[Cartas a João Gaspar Simões - 17 Out. 1929]
17 de Outubro de 1929.
Meu querido Camarada:
Muito agradeço a sua carta de 13. Não há que pedir desculpa de demoras a quem, normalmente, teria que pedir cinco desculpas, nesse sentido, por cada justificação alheia...
Concordo inteiramente com o que me diz sobre a publicação das obras do Sá-Carneiro, dadas as circunstâncias que me expõe. E, nesses termos, acho de aconselhar que a edição se faça, sendo possível, em dois volumes, porém não com a divisão que lembra, porque essa os tornaria inconformes.
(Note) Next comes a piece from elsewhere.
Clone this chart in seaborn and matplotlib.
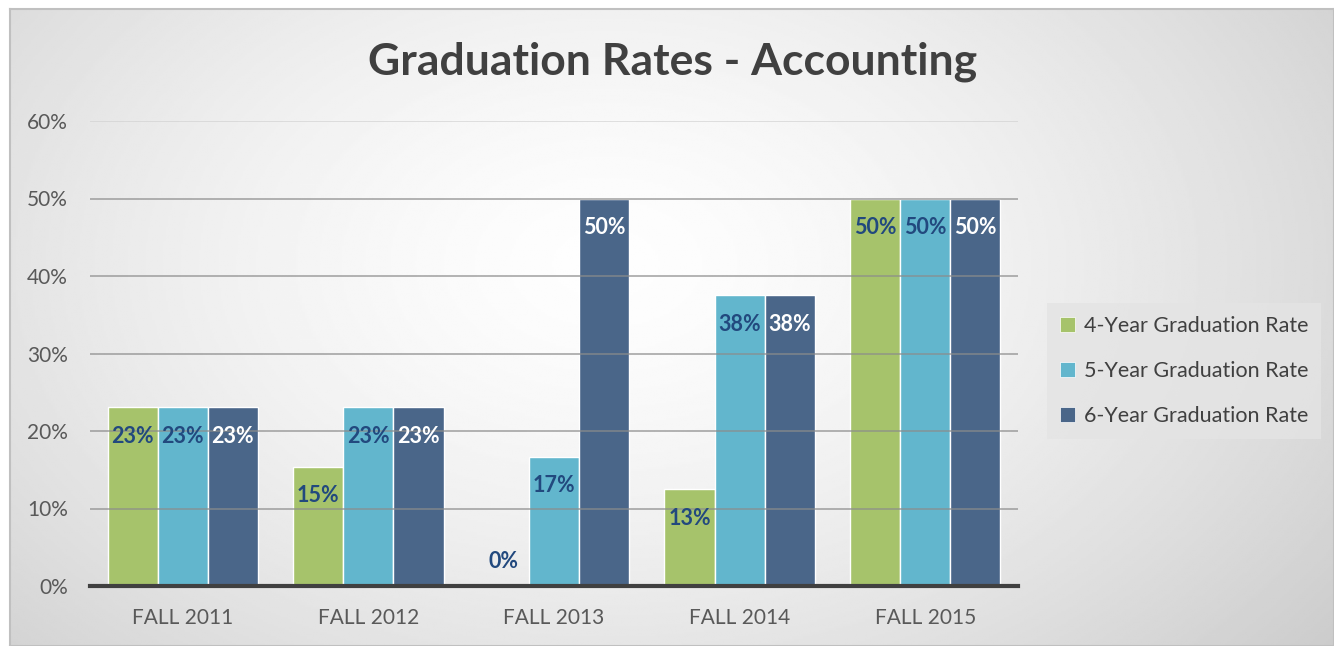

Os poemas (Dispersão e Indícios de Ouro) não formam um volume do vulto das prosas. Para se estabelecer um equilíbrio, isto é, um equilíbrio de volume a volume, haveria que formar dois tomos, e da seguinte maneira: (1) Poemas Completos e Confissão de Lúcio, (2) Céu em Fogo. O Céu em Fogo ocupa (estudei já o assunto) o mesmo espaço em páginas que os poemas e a Confissão juntos.
Isto é para a hipótese de dois volumes. Querendo cindir em volumes pequenos, então o caso é razoavelmente simples; como o dos dois volumes é simples também. Em volumes pequenos, a edição seria assim: (1) Poemas Completos (isto é, Dispersão e Indícios de Ouro); (2) A Confissão de Lúcio; (3) Céu em Fogo (metade); (4) Céu em Fogo (segunda metade). Assim, em matéria de páginas, também a edição estaria equilibrada.
Reflectindo sobre a questão dos prefácios ou introduções, acho preferível seguir o conselho célebre do Punch às pessoas que vão casar – «Não». Sim, acho preferível não pôr prefácios nenhuns. Não explicar ainda é uma das grandes condições de imposição e de vitória. Nem as duas breves páginas que escrevi na Athena devem, a meu novo ver, pré-comentar. Fique a obra como é, e sem mais a ser.
Quanto à Antologia da Nova Poesia Portuguesa, ficam desde já e definitivamente autorizados a escolher o que quiserem de meu ou trans-meu (Caeiro, Campos, Reis e o que mais haja ou possa haver). Sobre poemas inéditos, tenho aproximadamente uma biblioteca virtual; mas só de aqui a dois meses – conto nesse intervalo ter percorrido com alguma atenção tudo isso – lhe poderei dizer se há por ali valia que valha, e, ainda assim, no falso critério do crítico de si mesmo.
No que diz respeito à colaboração para a Presença, amanhã, ou de aqui a dois ou três dias, o mais tardar, lhe enviarei qualquer coisa. Sim, será um ou outro produto daquelas tempestades mentais de que lhe falei. Mas será obra serena e até lânguida. Assim são os grandes repousos que se seguem às tempestades que não são mentais; e, se empregamos uma metáfora, é de toda a decência segui-la em regime de paralelas.
Abraça-o com grande afecto e grande apreço o
sempre e muito seu,
Fernando Pessoa.
Cartas de Fernando Pessoa a João Gaspar Simões. (Introdução, apêndice e notas do destinatário.) Lisboa: Europa-América, 1957 (2.ª ed. Lisboa: Imprensa Nacional - Casa da Moeda, 1982).